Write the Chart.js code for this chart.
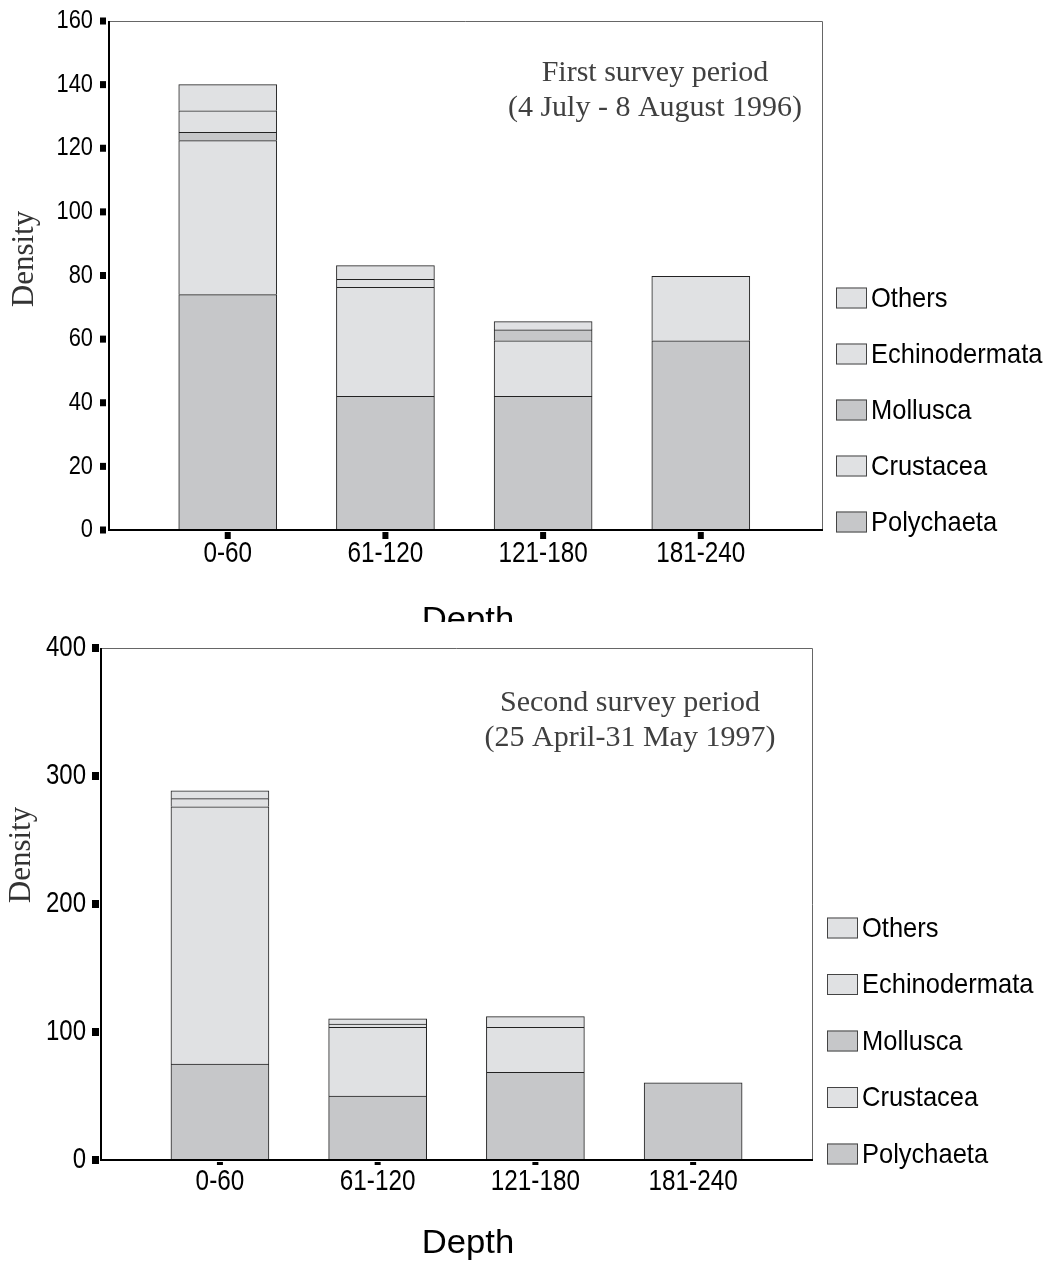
<!DOCTYPE html>
<html>
<head>
<meta charset="utf-8">
<script src="https://cdn.jsdelivr.net/npm/chart.js@4.4.1/dist/chart.umd.min.js"></script>
<style>
    html, body { margin: 0; padding: 0; background: #fff; }
    #wrap { position: relative; width: 1051px; height: 1269px; overflow: hidden; }
    .panel { position: absolute; left: 0; width: 1051px; overflow: hidden; }
</style>
</head>
<body>
<div id="wrap">
    <div class="panel" style="top:0;height:622px"><canvas id="chart96" width="1051" height="622"></canvas></div>
    <div class="panel" style="top:622px;height:647px"><canvas id="chart97" width="1051" height="647"></canvas></div>
</div>
<script>
const depthLabels = ['0-60', '61-120', '121-180', '181-240'];
const groupNames = ['Polychaeta', 'Crustacea', 'Mollusca', 'Echinodermata', 'Others'];

// first survey period (1996), stacked from the bottom
const polychaeta96 = [74, 42, 42, 59.5];
const crustacea96 = [48.4, 34.3, 17.5, 20.2];
const mollusca96 = [2.6, 0, 3.4, 0];
const echinodermata96 = [6.8, 2.5, 0, 0];
const others96 = [8.2, 4.3, 2.6, 0];
const yTicks96 = [0, 20, 40, 60, 80, 100, 120, 140, 160];

// second survey period (1997)
const polychaeta97 = [75, 50, 68.5, 60.2];
const crustacea97 = [201, 53.7, 35.2, 0];
const mollusca97 = [0, 0, 0, 0];
const echinodermata97 = [6.3, 2.4, 0, 0];
const others97 = [6.2, 4.2, 8.3, 0];
const yTicks97 = [0, 100, 200, 300, 400];

const fillDark = '#c6c7c9';
const fillLight = '#e0e1e3';
const groupFill = [fillDark, fillLight, fillDark, fillLight, fillLight];

const SANS = '"Liberation Sans", Arial, sans-serif';
const SERIF = '"Liberation Serif", "Times New Roman", serif';

function makeDatasets(series) {
    return series.map((vals, k) => ({
        label: groupNames[k],
        data: vals.map((v, i) => ({ x: i, y: v })),
        backgroundColor: groupFill[k],
        borderColor: '#222',
        borderWidth: 1,
        barThickness: 98
    }));
}

// text squeezed horizontally, like the condensed labels of the original
function drawText(ctx, text, x, y, o) {
    ctx.save();
    ctx.font = `${o.weight || 'normal'} ${o.size}px ${o.family || SANS}`;
    ctx.fillStyle = o.color || '#000';
    ctx.textBaseline = o.baseline || 'middle';
    ctx.textAlign = o.align || 'left';
    ctx.translate(x, y);
    if (o.rotate) ctx.rotate(o.rotate);
    ctx.scale(o.sx || 1, 1);
    ctx.fillText(text, 0, 0);
    ctx.restore();
}

const decor = {
    id: 'decor',
    afterDraw(chart, args, o) {
        const { ctx, chartArea: a, scales: { x, y } } = chart;
        ctx.save();
        // frame: thin grey top/right, black axes left/bottom
        ctx.strokeStyle = '#666';
        ctx.lineWidth = 1;
        ctx.beginPath();
        ctx.moveTo(a.left, a.top + 0.5);
        ctx.lineTo(a.right - 0.5, a.top + 0.5);
        ctx.lineTo(a.right - 0.5, a.bottom);
        ctx.stroke();
        ctx.strokeStyle = '#000';
        ctx.lineWidth = 2;
        ctx.beginPath();
        ctx.moveTo(a.left, a.top);
        ctx.lineTo(a.left, a.bottom);
        ctx.lineTo(a.right, a.bottom);
        ctx.stroke();

        // y ticks
        ctx.fillStyle = '#000';
        o.yTicks.forEach(v => {
            const py = y.getPixelForValue(v);
            ctx.fillRect(a.left - o.yMark.gap - o.yMark.w, py - o.yMark.h / 2, o.yMark.w, o.yMark.h);
            drawText(ctx, String(v), o.yLabelRight, py, Object.assign({ align: 'right' }, o.yFont));
        });

        // x ticks
        depthLabels.forEach((lab, i) => {
            const px = x.getPixelForValue(i);
            ctx.fillStyle = '#000';
            ctx.fillRect(px - o.xMark.w / 2, a.bottom + o.xMark.gap, o.xMark.w, o.xMark.h);
            drawText(ctx, lab, px, a.bottom + o.xLabelDy, Object.assign({ align: 'center' }, o.xFont));
        });

        // axis titles
        drawText(ctx, 'Depth', o.depthX, a.bottom + o.depthDy, { size: 34, sx: 1.02, align: 'center', baseline: 'alphabetic' });
        drawText(ctx, 'Density', o.densityX, o.densityY, { size: 31, family: SERIF, color: '#333', align: 'center', rotate: -Math.PI / 2 });

        // period annotation
        o.note.forEach((line, i) => {
            drawText(ctx, line, o.noteX, o.noteY + i * 35, { size: 30, family: SERIF, color: '#404040', align: 'center' });
        });

        // legend, top item is the last dataset
        const ds = chart.data.datasets.slice().reverse();
        ds.forEach((d, i) => {
            const cy = o.legendY + i * o.legendStep;
            ctx.fillStyle = d.backgroundColor;
            ctx.fillRect(o.legendX, cy - 10.5, 31, 21);
            ctx.strokeStyle = '#444';
            ctx.lineWidth = 1;
            ctx.strokeRect(o.legendX + 0.5, cy - 10, 30, 20);
            drawText(ctx, d.label, o.legendX + 35, cy + 1, { size: 28, sx: 0.91 });
        });
        ctx.restore();
    }
};

function buildChart(id, series, yMax, xMin, xMax, pad, decorOpts) {
    return new Chart(document.getElementById(id), {
        type: 'bar',
        data: { datasets: makeDatasets(series) },
        options: {
            responsive: false,
            animation: false,
            layout: { padding: pad },
            scales: {
                x: { type: 'linear', min: xMin, max: xMax, offset: false, stacked: true, display: false },
                y: { min: 0, max: yMax, stacked: true, display: false }
            },
            plugins: {
                legend: { display: false },
                tooltip: { enabled: false },
                decor: decorOpts
            }
        },
        plugins: [decor]
    });
}

buildChart('chart96',
    [polychaeta96, crustacea96, mollusca96, echinodermata96, others96],
    160, -0.753, 3.775,
    { left: 109, top: 21, right: 228, bottom: 92 },
    {
        yTicks: yTicks96,
        yMark: { gap: 3, w: 6, h: 7 },
        yLabelRight: 93,
        yFont: { size: 26, sx: 0.84 },
        xMark: { gap: 2, w: 6, h: 7 },
        xLabelDy: 24,
        xFont: { size: 30, sx: 0.81 },
        depthX: 468, depthDy: 100,
        densityX: 25, densityY: 259,
        note: ['First survey period', '(4 July - 8 August 1996)'],
        noteX: 655, noteY: 73,
        legendX: 836, legendY: 298, legendStep: 56
    });

buildChart('chart97',
    [polychaeta97, crustacea97, mollusca97, echinodermata97, others97],
    400, -0.754, 3.76,
    { left: 101, top: 26, right: 238, bottom: 109 },
    {
        yTicks: yTicks97,
        yMark: { gap: 2, w: 7, h: 8 },
        yLabelRight: 86,
        yFont: { size: 30, sx: 0.8 },
        xMark: { gap: 2, w: 6, h: 3 },
        xLabelDy: 22,
        xFont: { size: 30, sx: 0.81 },
        depthX: 468, depthDy: 93,
        densityX: 22, densityY: 233,
        note: ['Second survey period', '(25 April-31 May 1997)'],
        noteX: 630, noteY: 81,
        legendX: 827, legendY: 306, legendStep: 56.5
    });
</script>
</body>
</html>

■ **Your instructions**: Would you reproduce the lines above, from the very first through the line containing "const yTicks97 = [0, 100, 200, 300, 400];", exactly and without the pictures?

■ **Task solution**:
Write the Chart.js code for this chart.
<!DOCTYPE html>
<html>
<head>
<meta charset="utf-8">
<script src="https://cdn.jsdelivr.net/npm/chart.js@4.4.1/dist/chart.umd.min.js"></script>
<style>
    html, body { margin: 0; padding: 0; background: #fff; }
    #wrap { position: relative; width: 1051px; height: 1269px; overflow: hidden; }
    .panel { position: absolute; left: 0; width: 1051px; overflow: hidden; }
</style>
</head>
<body>
<div id="wrap">
    <div class="panel" style="top:0;height:622px"><canvas id="chart96" width="1051" height="622"></canvas></div>
    <div class="panel" style="top:622px;height:647px"><canvas id="chart97" width="1051" height="647"></canvas></div>
</div>
<script>
const depthLabels = ['0-60', '61-120', '121-180', '181-240'];
const groupNames = ['Polychaeta', 'Crustacea', 'Mollusca', 'Echinodermata', 'Others'];

// first survey period (1996), stacked from the bottom
const polychaeta96 = [74, 42, 42, 59.5];
const crustacea96 = [48.4, 34.3, 17.5, 20.2];
const mollusca96 = [2.6, 0, 3.4, 0];
const echinodermata96 = [6.8, 2.5, 0, 0];
const others96 = [8.2, 4.3, 2.6, 0];
const yTicks96 = [0, 20, 40, 60, 80, 100, 120, 140, 160];

// second survey period (1997)
const polychaeta97 = [75, 50, 68.5, 60.2];
const crustacea97 = [201, 53.7, 35.2, 0];
const mollusca97 = [0, 0, 0, 0];
const echinodermata97 = [6.3, 2.4, 0, 0];
const others97 = [6.2, 4.2, 8.3, 0];
const yTicks97 = [0, 100, 200, 300, 400];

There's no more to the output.